Bollito misto and its many regional variations are eaten throughout Italy; it is popular in Emilia-Romagna, Piedmont, and Lombardy. The meat is sliced thinly and served with mostarda and salsa verde.

==History and description==
One-pot stews have long been common to many cuisines. Those using a mixture of meats include the French pot-au-feu, the Belgian hochepot, the German Pichelsteiner, the Spanish cocido and the South American puchero. Bollito misto is a comparable dish from Italy.

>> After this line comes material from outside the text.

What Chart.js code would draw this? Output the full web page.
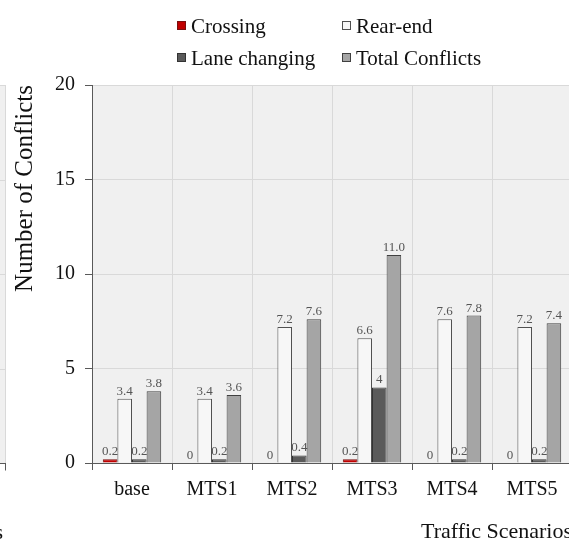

Anna Del Conte writes in her 2001 Gastronomy of Italy that the mixture of meats in a bollito misto varies by locality. In Piedmont and Lombardy beef is the main ingredient, and in Emilia-Romagna pork products—cotechino and zampone—take first place. Del Conte stipulates, "A classic bollito misto should include beef, veal, chicken, tongue, a cotechino and half a calf's head". The meats are added to the pot at different times, depending on how long they take to cook. Chefs and food writers from Italy and elsewhere prescribe widely differing ingredients:

| Cook/writer | Beef | Veal | Poultry | Sausage | Ref |
|---|---|---|---|---|---|
| James Beard | Brisket | Tongue | Capon | Cotechino |  |
| Biba Caggiano | Brisket; tongue (optional) | Rump; calf's head (optional) | Chicken or capon | Cotechino |  |
| Antonio Carluccio | Brisket | Cheek and tongue | Boiling chicken | Cotechino |  |
| Elizabeth David | Silverside | Fillet; calf's head and feet | Capon or turkey | Cotechino |  |
| Hugh Fearnley-Whittingstall | Brisket or shin; tongue | – | Boiling hen | Cotechino |  |
| Rose Gray and Ruth Rogers | Tongue | Silverside (optional) | Capon or boiling fowl | Cotechino or zampone de Modena |  |
| Sophie Grigson | Brisket, flank or shin | Tongue; shoulder or brisket | Chicken | Cotechino and/or zampone |  |
| Marcella Hazan | Brisket or rump; tongue | Brisket or rump; half a calf's head | Chicken | Cotechino |  |
| Alastair Little | Shank; tongue | Shank; foot | Capon or chicken | Cotechino or zampone |  |
| Anton Mosimann | Tongue; brisket, rump or chuck | Shoulder; foot (or pig's trotter) | Chicken | Cotechino |  |
| Claudia Roden | Brisket; tongue | Rump or shoulder; foot (or pig's trotter) | Chicken | Cotechino |  |
| Jody Scaravella | Chuck | Shoulder | Capon or turkey (optional) | Cotechino |  |
| John Torode | Salt beef; tongue | Shank | Chicken | Cotechino |  |
| Alice Waters | Brisket; tongue | – | Chicken legs | Fennel sausages |  |

According to Larousse Gastronomique, the meat is cooked in stock with onions, carrots and celery and served with vegetables such as carrots, turnips and celeriac cooked in a little of the strained stock. Depending on the region, bollito misto is accompanied by different sauces. The two most frequently served are salsa verde and bagnet ross or salsa rossa (a tomato sauce). According to Del Conte, the best-known bollito misto, the Piedmontese gran bui, is served with at least three sauces, with saussa d’avie (made with honey, walnuts and mustard) in addition to salsa verde and salsa rossa. In the Veneto, bollito misto is accompanied by peverada, (Note: A traditional Venetian sauce made from the liver of guinea fowl or chicken, with anchovies and soppressata sausage.) and in Lombardy mostarda di Cremona is served along with salsa verde.

Restaurants that offer bollito misto often serve it from special trolleys with each of the various meats in its separate compartment full of hot stock. The meat is removed from the stock and carved individually for each customer; this prevents the meats from drying out.